| Supplied data |
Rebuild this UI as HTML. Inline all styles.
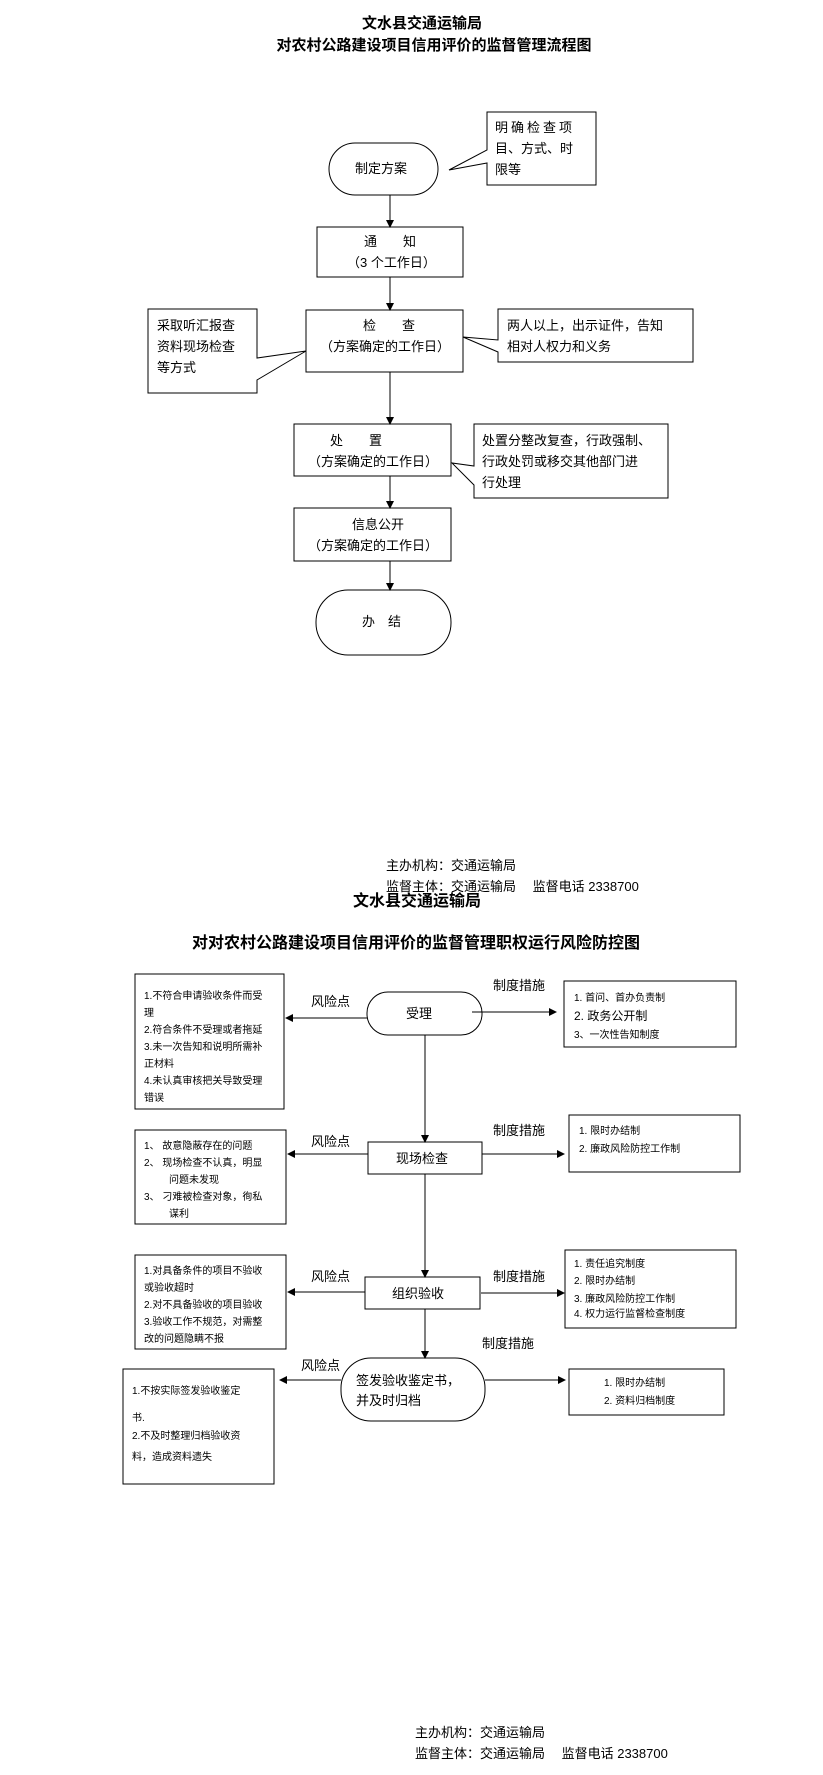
<!DOCTYPE html>
<html><head><meta charset="utf-8"><style>
html,body{margin:0;padding:0;background:#fff}
svg{display:block}
text{font-family:"Liberation Sans","Noto Sans CJK SC",sans-serif;fill:#000}
.b{font-weight:bold}
</style></head><body>
<svg width="823" height="1775" viewBox="0 0 823 1775" xmlns="http://www.w3.org/2000/svg">
<defs><marker id="a" markerWidth="8" markerHeight="8" refX="7" refY="4" orient="auto" markerUnits="userSpaceOnUse"><path d="M0,0 L8,4 L0,8 z" fill="#000"/></marker></defs>
<g stroke="#000" fill="none" stroke-width="1">
<!-- top chart -->
<rect x="329" y="143" width="109" height="52" rx="26"/>
<path d="M487,112 H596 V185 H487 V163 L449,170 L487,150 Z" fill="#fff"/>
<line x1="390" y1="195" x2="390" y2="227" marker-end="url(#a)"/>
<rect x="317" y="227" width="146" height="50"/>
<line x1="390" y1="277" x2="390" y2="310" marker-end="url(#a)"/>
<rect x="306" y="310" width="157" height="62"/>
<path d="M148,309 H257 V358 L306,351 L257,380 V393 H148 Z" fill="#fff"/>
<path d="M498,309 H693 V362 H498 V352 L463,337 L498,340 Z" fill="#fff"/>
<line x1="390" y1="372" x2="390" y2="424" marker-end="url(#a)"/>
<rect x="294" y="424" width="157" height="52"/>
<path d="M474,424 H668 V498 H474 V485 L452,463 L474,466 Z" fill="#fff"/>
<line x1="390" y1="476" x2="390" y2="508" marker-end="url(#a)"/>
<rect x="294" y="508" width="157" height="53"/>
<line x1="390" y1="561" x2="390" y2="590" marker-end="url(#a)"/>
<rect x="316" y="590" width="135" height="65" rx="32"/>
<!-- bottom chart -->
<rect x="135" y="974" width="149" height="135"/>
<rect x="367" y="992" width="115" height="43" rx="21"/>
<line x1="367" y1="1018" x2="286" y2="1018" marker-end="url(#a)"/>
<line x1="472" y1="1012" x2="556" y2="1012" marker-end="url(#a)"/>
<rect x="564" y="981" width="172" height="66"/>
<line x1="425" y1="1035" x2="425" y2="1142" marker-end="url(#a)"/>
<rect x="368" y="1142" width="114" height="32"/>
<rect x="135" y="1130" width="151" height="94"/>
<line x1="368" y1="1154" x2="288" y2="1154" marker-end="url(#a)"/>
<rect x="569" y="1115" width="171" height="57"/>
<line x1="482" y1="1154" x2="564" y2="1154" marker-end="url(#a)"/>
<line x1="425" y1="1174" x2="425" y2="1277" marker-end="url(#a)"/>
<rect x="365" y="1277" width="115" height="32"/>
<rect x="135" y="1255" width="151" height="94"/>
<line x1="365" y1="1292" x2="288" y2="1292" marker-end="url(#a)"/>
<rect x="565" y="1250" width="171" height="78"/>
<line x1="481" y1="1293" x2="564" y2="1293" marker-end="url(#a)"/>
<line x1="425" y1="1309" x2="425" y2="1358" marker-end="url(#a)"/>
<rect x="341" y="1358" width="144" height="63" rx="30"/>
<line x1="341" y1="1380" x2="280" y2="1380" marker-end="url(#a)"/>
<rect x="123" y="1369" width="151" height="115"/>
<line x1="485" y1="1380" x2="565" y2="1380" marker-end="url(#a)"/>
<rect x="569" y="1369" width="155" height="46"/>
</g>

<g font-size="15" class="b" text-anchor="middle">
<text x="422" y="28" class="b">文水县交通运输局</text>
<text x="434" y="50" class="b">对农村公路建设项目信用评价的监督管理流程图</text>
</g>
<g font-size="13">
<text x="355" y="173">制定方案</text>
<text x="495" y="132" letter-spacing="3">明确检查项</text>
<text x="495" y="153">目、方式、时</text>
<text x="495" y="174">限等</text>
<text x="364" y="246">通　　知</text>
<text x="347" y="267">（3 个工作日）</text>
<text x="363" y="330">检　　查</text>
<text x="320" y="351">（方案确定的工作日）</text>
<text x="157" y="330">采取听汇报查</text>
<text x="157" y="351">资料现场检查</text>
<text x="157" y="372">等方式</text>
<text x="507" y="330">两人以上，出示证件，告知</text>
<text x="507" y="351">相对人权力和义务</text>
<text x="330" y="445">处　　置</text>
<text x="308" y="466">（方案确定的工作日）</text>
<text x="482" y="445">处置分整改复查，行政强制、</text>
<text x="482" y="466">行政处罚或移交其他部门进</text>
<text x="482" y="487">行处理</text>
<text x="352" y="529">信息公开</text>
<text x="308" y="550">（方案确定的工作日）</text>
<text x="362" y="626">办　结</text>

<text x="386" y="870">主办机构：交通运输局</text>
<text x="386" y="891">监督主体：交通运输局　 监督电话  2338700</text>
<text x="415" y="1737">主办机构：交通运输局</text>
<text x="415" y="1758">监督主体：交通运输局　 监督电话  2338700</text>

<text x="311" y="1006">风险点</text>
<text x="493" y="990">制度措施</text>
<text x="406" y="1018">受理</text>
<text x="311" y="1146">风险点</text>
<text x="493" y="1135">制度措施</text>
<text x="396" y="1163">现场检查</text>
<text x="311" y="1281">风险点</text>
<text x="493" y="1281">制度措施</text>
<text x="392" y="1298">组织验收</text>
<text x="482" y="1348">制度措施</text>
<text x="301" y="1370">风险点</text>
<text x="356" y="1385">签发验收鉴定书，</text>
<text x="356" y="1405">并及时归档</text>
</g>
<g font-size="16" class="b" text-anchor="middle">
<text x="417" y="906">文水县交通运输局</text>
<text x="416" y="948">对对农村公路建设项目信用评价的监督管理职权运行风险防控图</text>
</g>
<g font-size="10">
<text x="144" y="999">1.不符合申请验收条件而受</text>
<text x="144" y="1016">理</text>
<text x="144" y="1033">2.符合条件不受理或者拖延</text>
<text x="144" y="1050">3.未一次告知和说明所需补</text>
<text x="144" y="1067">正材料</text>
<text x="144" y="1084">4.未认真审核把关导致受理</text>
<text x="144" y="1101">错误</text>
<text x="574" y="1001">1. 首问、首办负责制</text>
<text x="574" y="1020" font-size="12">2. 政务公开制</text>
<text x="574" y="1038">3、一次性告知制度</text>
<text x="144" y="1149">1、  故意隐蔽存在的问题</text>
<text x="144" y="1166">2、  现场检查不认真，明显</text>
<text x="169" y="1183">问题未发现</text>
<text x="144" y="1200">3、  刁难被检查对象，徇私</text>
<text x="169" y="1217">谋利</text>
<text x="579" y="1134">1. 限时办结制</text>
<text x="579" y="1152">2. 廉政风险防控工作制</text>
<text x="144" y="1274">1.对具备条件的项目不验收</text>
<text x="144" y="1291">或验收超时</text>
<text x="144" y="1308">2.对不具备验收的项目验收</text>
<text x="144" y="1325">3.验收工作不规范，对需整</text>
<text x="144" y="1342">改的问题隐瞒不报</text>
<text x="574" y="1267">1. 责任追究制度</text>
<text x="574" y="1284">2. 限时办结制</text>
<text x="574" y="1302">3. 廉政风险防控工作制</text>
<text x="574" y="1317">4. 权力运行监督检查制度</text>
<text x="132" y="1394">1.不按实际签发验收鉴定</text>
<text x="132" y="1421">书.</text>
<text x="132" y="1439">2.不及时整理归档验收资</text>
<text x="132" y="1460">料，造成资料遗失</text>
<text x="604" y="1386">1.    限时办结制</text>
<text x="604" y="1404">2.    资料归档制度</text>
</g>
</svg>
</body></html>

| Task to carry out |
Quote the preceding listing precisely and completely, omitting its images.

| Task response |
Rebuild this UI as HTML. Inline all styles.
<!DOCTYPE html>
<html><head><meta charset="utf-8"><style>
html,body{margin:0;padding:0;background:#fff}
svg{display:block}
text{font-family:"Liberation Sans","Noto Sans CJK SC",sans-serif;fill:#000}
.b{font-weight:bold}
</style></head><body>
<svg width="823" height="1775" viewBox="0 0 823 1775" xmlns="http://www.w3.org/2000/svg">
<defs><marker id="a" markerWidth="8" markerHeight="8" refX="7" refY="4" orient="auto" markerUnits="userSpaceOnUse"><path d="M0,0 L8,4 L0,8 z" fill="#000"/></marker></defs>
<g stroke="#000" fill="none" stroke-width="1">
<!-- top chart -->
<rect x="329" y="143" width="109" height="52" rx="26"/>
<path d="M487,112 H596 V185 H487 V163 L449,170 L487,150 Z" fill="#fff"/>
<line x1="390" y1="195" x2="390" y2="227" marker-end="url(#a)"/>
<rect x="317" y="227" width="146" height="50"/>
<line x1="390" y1="277" x2="390" y2="310" marker-end="url(#a)"/>
<rect x="306" y="310" width="157" height="62"/>
<path d="M148,309 H257 V358 L306,351 L257,380 V393 H148 Z" fill="#fff"/>
<path d="M498,309 H693 V362 H498 V352 L463,337 L498,340 Z" fill="#fff"/>
<line x1="390" y1="372" x2="390" y2="424" marker-end="url(#a)"/>
<rect x="294" y="424" width="157" height="52"/>
<path d="M474,424 H668 V498 H474 V485 L452,463 L474,466 Z" fill="#fff"/>
<line x1="390" y1="476" x2="390" y2="508" marker-end="url(#a)"/>
<rect x="294" y="508" width="157" height="53"/>
<line x1="390" y1="561" x2="390" y2="590" marker-end="url(#a)"/>
<rect x="316" y="590" width="135" height="65" rx="32"/>
<!-- bottom chart -->
<rect x="135" y="974" width="149" height="135"/>
<rect x="367" y="992" width="115" height="43" rx="21"/>
<line x1="367" y1="1018" x2="286" y2="1018" marker-end="url(#a)"/>
<line x1="472" y1="1012" x2="556" y2="1012" marker-end="url(#a)"/>
<rect x="564" y="981" width="172" height="66"/>
<line x1="425" y1="1035" x2="425" y2="1142" marker-end="url(#a)"/>
<rect x="368" y="1142" width="114" height="32"/>
<rect x="135" y="1130" width="151" height="94"/>
<line x1="368" y1="1154" x2="288" y2="1154" marker-end="url(#a)"/>
<rect x="569" y="1115" width="171" height="57"/>
<line x1="482" y1="1154" x2="564" y2="1154" marker-end="url(#a)"/>
<line x1="425" y1="1174" x2="425" y2="1277" marker-end="url(#a)"/>
<rect x="365" y="1277" width="115" height="32"/>
<rect x="135" y="1255" width="151" height="94"/>
<line x1="365" y1="1292" x2="288" y2="1292" marker-end="url(#a)"/>
<rect x="565" y="1250" width="171" height="78"/>
<line x1="481" y1="1293" x2="564" y2="1293" marker-end="url(#a)"/>
<line x1="425" y1="1309" x2="425" y2="1358" marker-end="url(#a)"/>
<rect x="341" y="1358" width="144" height="63" rx="30"/>
<line x1="341" y1="1380" x2="280" y2="1380" marker-end="url(#a)"/>
<rect x="123" y="1369" width="151" height="115"/>
<line x1="485" y1="1380" x2="565" y2="1380" marker-end="url(#a)"/>
<rect x="569" y="1369" width="155" height="46"/>
</g>

<g font-size="15" class="b" text-anchor="middle">
<text x="422" y="28" class="b">文水县交通运输局</text>
<text x="434" y="50" class="b">对农村公路建设项目信用评价的监督管理流程图</text>
</g>
<g font-size="13">
<text x="355" y="173">制定方案</text>
<text x="495" y="132" letter-spacing="3">明确检查项</text>
<text x="495" y="153">目、方式、时</text>
<text x="495" y="174">限等</text>
<text x="364" y="246">通　　知</text>
<text x="347" y="267">（3 个工作日）</text>
<text x="363" y="330">检　　查</text>
<text x="320" y="351">（方案确定的工作日）</text>
<text x="157" y="330">采取听汇报查</text>
<text x="157" y="351">资料现场检查</text>
<text x="157" y="372">等方式</text>
<text x="507" y="330">两人以上，出示证件，告知</text>
<text x="507" y="351">相对人权力和义务</text>
<text x="330" y="445">处　　置</text>
<text x="308" y="466">（方案确定的工作日）</text>
<text x="482" y="445">处置分整改复查，行政强制、</text>
<text x="482" y="466">行政处罚或移交其他部门进</text>
<text x="482" y="487">行处理</text>
<text x="352" y="529">信息公开</text>
<text x="308" y="550">（方案确定的工作日）</text>
<text x="362" y="626">办　结</text>

<text x="386" y="870">主办机构：交通运输局</text>
<text x="386" y="891">监督主体：交通运输局　 监督电话  2338700</text>
<text x="415" y="1737">主办机构：交通运输局</text>
<text x="415" y="1758">监督主体：交通运输局　 监督电话  2338700</text>

<text x="311" y="1006">风险点</text>
<text x="493" y="990">制度措施</text>
<text x="406" y="1018">受理</text>
<text x="311" y="1146">风险点</text>
<text x="493" y="1135">制度措施</text>
<text x="396" y="1163">现场检查</text>
<text x="311" y="1281">风险点</text>
<text x="493" y="1281">制度措施</text>
<text x="392" y="1298">组织验收</text>
<text x="482" y="1348">制度措施</text>
<text x="301" y="1370">风险点</text>
<text x="356" y="1385">签发验收鉴定书，</text>
<text x="356" y="1405">并及时归档</text>
</g>
<g font-size="16" class="b" text-anchor="middle">
<text x="417" y="906">文水县交通运输局</text>
<text x="416" y="948">对对农村公路建设项目信用评价的监督管理职权运行风险防控图</text>
</g>
<g font-size="10">
<text x="144" y="999">1.不符合申请验收条件而受</text>
<text x="144" y="1016">理</text>
<text x="144" y="1033">2.符合条件不受理或者拖延</text>
<text x="144" y="1050">3.未一次告知和说明所需补</text>
<text x="144" y="1067">正材料</text>
<text x="144" y="1084">4.未认真审核把关导致受理</text>
<text x="144" y="1101">错误</text>
<text x="574" y="1001">1. 首问、首办负责制</text>
<text x="574" y="1020" font-size="12">2. 政务公开制</text>
<text x="574" y="1038">3、一次性告知制度</text>
<text x="144" y="1149">1、  故意隐蔽存在的问题</text>
<text x="144" y="1166">2、  现场检查不认真，明显</text>
<text x="169" y="1183">问题未发现</text>
<text x="144" y="1200">3、  刁难被检查对象，徇私</text>
<text x="169" y="1217">谋利</text>
<text x="579" y="1134">1. 限时办结制</text>
<text x="579" y="1152">2. 廉政风险防控工作制</text>
<text x="144" y="1274">1.对具备条件的项目不验收</text>
<text x="144" y="1291">或验收超时</text>
<text x="144" y="1308">2.对不具备验收的项目验收</text>
<text x="144" y="1325">3.验收工作不规范，对需整</text>
<text x="144" y="1342">改的问题隐瞒不报</text>
<text x="574" y="1267">1. 责任追究制度</text>
<text x="574" y="1284">2. 限时办结制</text>
<text x="574" y="1302">3. 廉政风险防控工作制</text>
<text x="574" y="1317">4. 权力运行监督检查制度</text>
<text x="132" y="1394">1.不按实际签发验收鉴定</text>
<text x="132" y="1421">书.</text>
<text x="132" y="1439">2.不及时整理归档验收资</text>
<text x="132" y="1460">料，造成资料遗失</text>
<text x="604" y="1386">1.    限时办结制</text>
<text x="604" y="1404">2.    资料归档制度</text>
</g>
</svg>
</body></html>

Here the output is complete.